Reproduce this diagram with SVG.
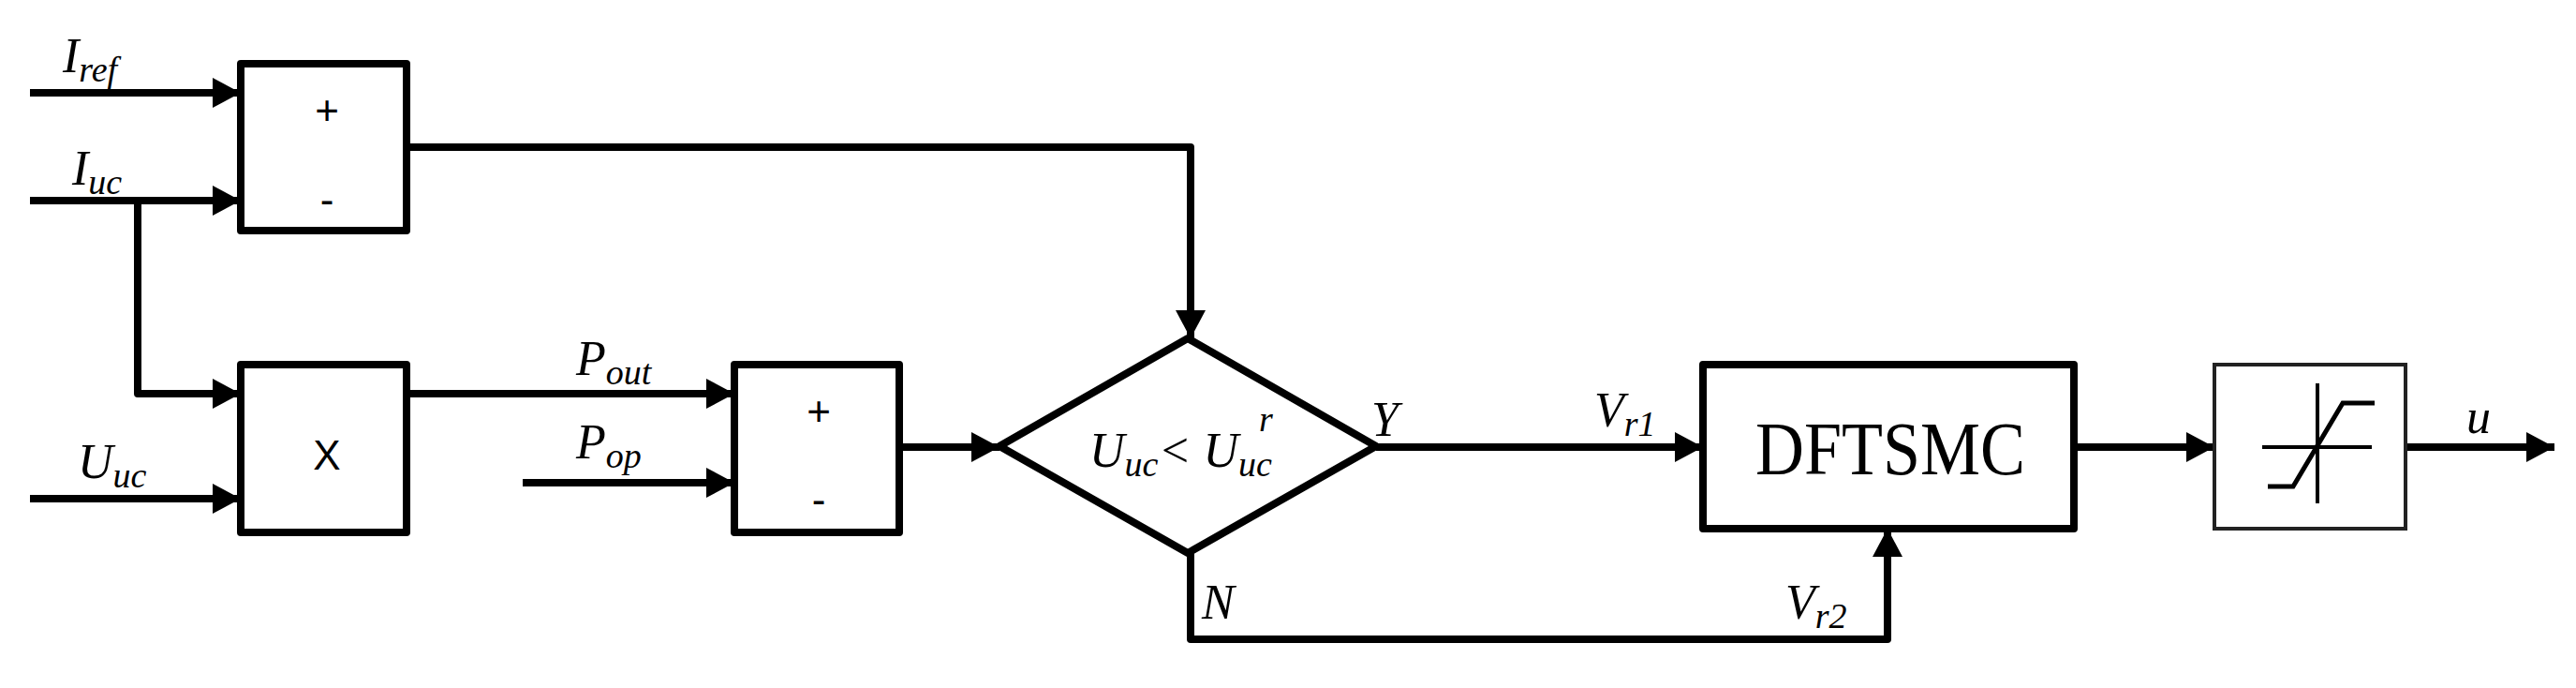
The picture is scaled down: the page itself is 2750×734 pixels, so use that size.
<svg xmlns="http://www.w3.org/2000/svg" width="2750" height="734" viewBox="0 0 2750 734">
<style>
.b{fill:#fff;stroke:#000;stroke-width:8;stroke-linejoin:round}
.c{fill:none;stroke:#000;stroke-width:8;stroke-linejoin:round}
.t{font-family:"Liberation Serif",serif;font-style:italic;font-size:52px}
.s{font-size:38px}
.op{font-family:"Liberation Sans",sans-serif;font-size:44px;text-anchor:middle}
</style>
<defs>
<marker id="a" markerUnits="userSpaceOnUse" markerWidth="32" markerHeight="32" refX="30" refY="16" orient="auto">
<polygon points="0,0 30,16 0,32"/>
</marker>
</defs>
<rect width="2750" height="734" fill="#fff"/>
<g id="connectors">
<path class="c" d="M32,99H257" marker-end="url(#a)"/>
<path class="c" d="M32,214H257" marker-end="url(#a)"/>
<path class="c" d="M147,214V420H257" marker-end="url(#a)"/>
<path class="c" d="M32,532H257" marker-end="url(#a)"/>
<path class="c" d="M434,157H1271V361" marker-end="url(#a)"/>
<path class="c" d="M434,420H784" marker-end="url(#a)"/>
<path class="c" d="M558,515H784" marker-end="url(#a)"/>
<path class="c" d="M960,477H1067" marker-end="url(#a)"/>
<path class="c" d="M1469,477H1818" marker-end="url(#a)"/>
<path class="c" d="M1271,590V682H2015V564" marker-end="url(#a)"/>
<path class="c" d="M2214,477H2364" marker-end="url(#a)"/>
<path class="c" d="M2568,477H2727" marker-end="url(#a)"/>
</g>
<g id="sum1"><rect class="b" x="257" y="68" width="177" height="178"/>
<text class="op" x="349" y="133">+</text><text class="op" x="349" y="228">-</text></g>
<g id="mult"><rect class="b" x="257" y="389" width="177" height="179"/>
<text class="op" x="349" y="501">X</text></g>
<g id="sum2"><rect class="b" x="784" y="389" width="176" height="179"/>
<text class="op" x="874" y="454">+</text><text class="op" x="874" y="548">-</text></g>
<g id="decision"><polygon class="b" points="1067,476 1268,361 1469,476 1268,590"/>
<text class="t" x="1163" y="498">U<tspan class="s" dy="10">uc</tspan><tspan dy="-10">&lt; U</tspan><tspan class="s" dy="10">uc</tspan><tspan class="s" dx="-14" dy="-48">r</tspan></text></g>
<g id="dftsmc"><rect class="b" x="1818" y="389" width="396" height="175"/>
<text x="2018" y="506" font-family="Liberation Serif,serif" font-size="80" text-anchor="middle" textLength="288" lengthAdjust="spacingAndGlyphs">DFTSMC</text></g>
<g id="sat"><rect x="2364" y="389" width="204" height="175" fill="#fff" stroke="#222" stroke-width="4"/>
<path d="M2474,409V537M2415,477H2532" stroke="#000" stroke-width="4" fill="none"/>
<path d="M2421,519H2448L2501,430H2535" stroke="#000" stroke-width="5" fill="none"/></g>
<g id="labels">
<text class="t" x="67" y="77">I<tspan class="s" dy="10">ref</tspan></text>
<text class="t" x="77" y="197">I<tspan class="s" dy="10">uc</tspan></text>
<text class="t" x="83" y="510">U<tspan class="s" dy="10">uc</tspan></text>
<text class="t" x="615" y="400">P<tspan class="s" dy="10">out</tspan></text>
<text class="t" x="615" y="489">P<tspan class="s" dy="10">op</tspan></text>
<text class="t" x="1464" y="465">Y</text>
<text class="t" x="1702" y="455">V<tspan class="s" dy="10">r1</tspan></text>
<text class="t" x="1283" y="660">N</text>
<text class="t" x="1906" y="660">V<tspan class="s" dy="10">r2</tspan></text>
<text class="t" x="2633" y="462">u</text>
</g>
</svg>
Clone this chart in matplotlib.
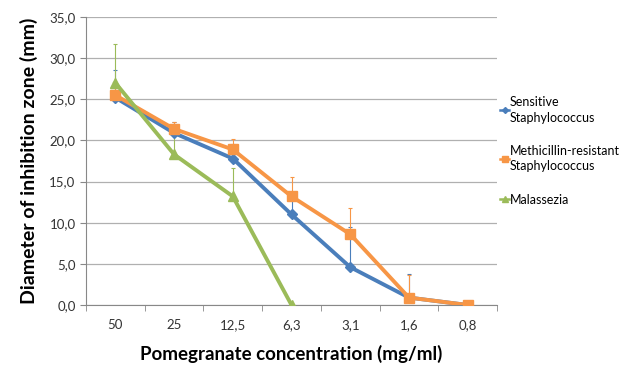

==============================

SHORT PROBLEM:
Restate the full listing verbatim and drop every picture.

RESPONSE TO THE EXERCISE:
Reproduce this diagram with SVG.
The picture is scaled down: the page itself is 2750×734 pixels, so use that size.
<svg xmlns="http://www.w3.org/2000/svg" width="2750" height="734" viewBox="0 0 2750 734">
<style>
.b{fill:#fff;stroke:#000;stroke-width:8;stroke-linejoin:round}
.c{fill:none;stroke:#000;stroke-width:8;stroke-linejoin:round}
.t{font-family:"Liberation Serif",serif;font-style:italic;font-size:52px}
.s{font-size:38px}
.op{font-family:"Liberation Sans",sans-serif;font-size:44px;text-anchor:middle}
</style>
<defs>
<marker id="a" markerUnits="userSpaceOnUse" markerWidth="32" markerHeight="32" refX="30" refY="16" orient="auto">
<polygon points="0,0 30,16 0,32"/>
</marker>
</defs>
<rect width="2750" height="734" fill="#fff"/>
<g id="connectors">
<path class="c" d="M32,99H257" marker-end="url(#a)"/>
<path class="c" d="M32,214H257" marker-end="url(#a)"/>
<path class="c" d="M147,214V420H257" marker-end="url(#a)"/>
<path class="c" d="M32,532H257" marker-end="url(#a)"/>
<path class="c" d="M434,157H1271V361" marker-end="url(#a)"/>
<path class="c" d="M434,420H784" marker-end="url(#a)"/>
<path class="c" d="M558,515H784" marker-end="url(#a)"/>
<path class="c" d="M960,477H1067" marker-end="url(#a)"/>
<path class="c" d="M1469,477H1818" marker-end="url(#a)"/>
<path class="c" d="M1271,590V682H2015V564" marker-end="url(#a)"/>
<path class="c" d="M2214,477H2364" marker-end="url(#a)"/>
<path class="c" d="M2568,477H2727" marker-end="url(#a)"/>
</g>
<g id="sum1"><rect class="b" x="257" y="68" width="177" height="178"/>
<text class="op" x="349" y="133">+</text><text class="op" x="349" y="228">-</text></g>
<g id="mult"><rect class="b" x="257" y="389" width="177" height="179"/>
<text class="op" x="349" y="501">X</text></g>
<g id="sum2"><rect class="b" x="784" y="389" width="176" height="179"/>
<text class="op" x="874" y="454">+</text><text class="op" x="874" y="548">-</text></g>
<g id="decision"><polygon class="b" points="1067,476 1268,361 1469,476 1268,590"/>
<text class="t" x="1163" y="498">U<tspan class="s" dy="10">uc</tspan><tspan dy="-10">&lt; U</tspan><tspan class="s" dy="10">uc</tspan><tspan class="s" dx="-14" dy="-48">r</tspan></text></g>
<g id="dftsmc"><rect class="b" x="1818" y="389" width="396" height="175"/>
<text x="2018" y="506" font-family="Liberation Serif,serif" font-size="80" text-anchor="middle" textLength="288" lengthAdjust="spacingAndGlyphs">DFTSMC</text></g>
<g id="sat"><rect x="2364" y="389" width="204" height="175" fill="#fff" stroke="#222" stroke-width="4"/>
<path d="M2474,409V537M2415,477H2532" stroke="#000" stroke-width="4" fill="none"/>
<path d="M2421,519H2448L2501,430H2535" stroke="#000" stroke-width="5" fill="none"/></g>
<g id="labels">
<text class="t" x="67" y="77">I<tspan class="s" dy="10">ref</tspan></text>
<text class="t" x="77" y="197">I<tspan class="s" dy="10">uc</tspan></text>
<text class="t" x="83" y="510">U<tspan class="s" dy="10">uc</tspan></text>
<text class="t" x="615" y="400">P<tspan class="s" dy="10">out</tspan></text>
<text class="t" x="615" y="489">P<tspan class="s" dy="10">op</tspan></text>
<text class="t" x="1464" y="465">Y</text>
<text class="t" x="1702" y="455">V<tspan class="s" dy="10">r1</tspan></text>
<text class="t" x="1283" y="660">N</text>
<text class="t" x="1906" y="660">V<tspan class="s" dy="10">r2</tspan></text>
<text class="t" x="2633" y="462">u</text>
</g>
</svg>
Clone this chart in matplotlib.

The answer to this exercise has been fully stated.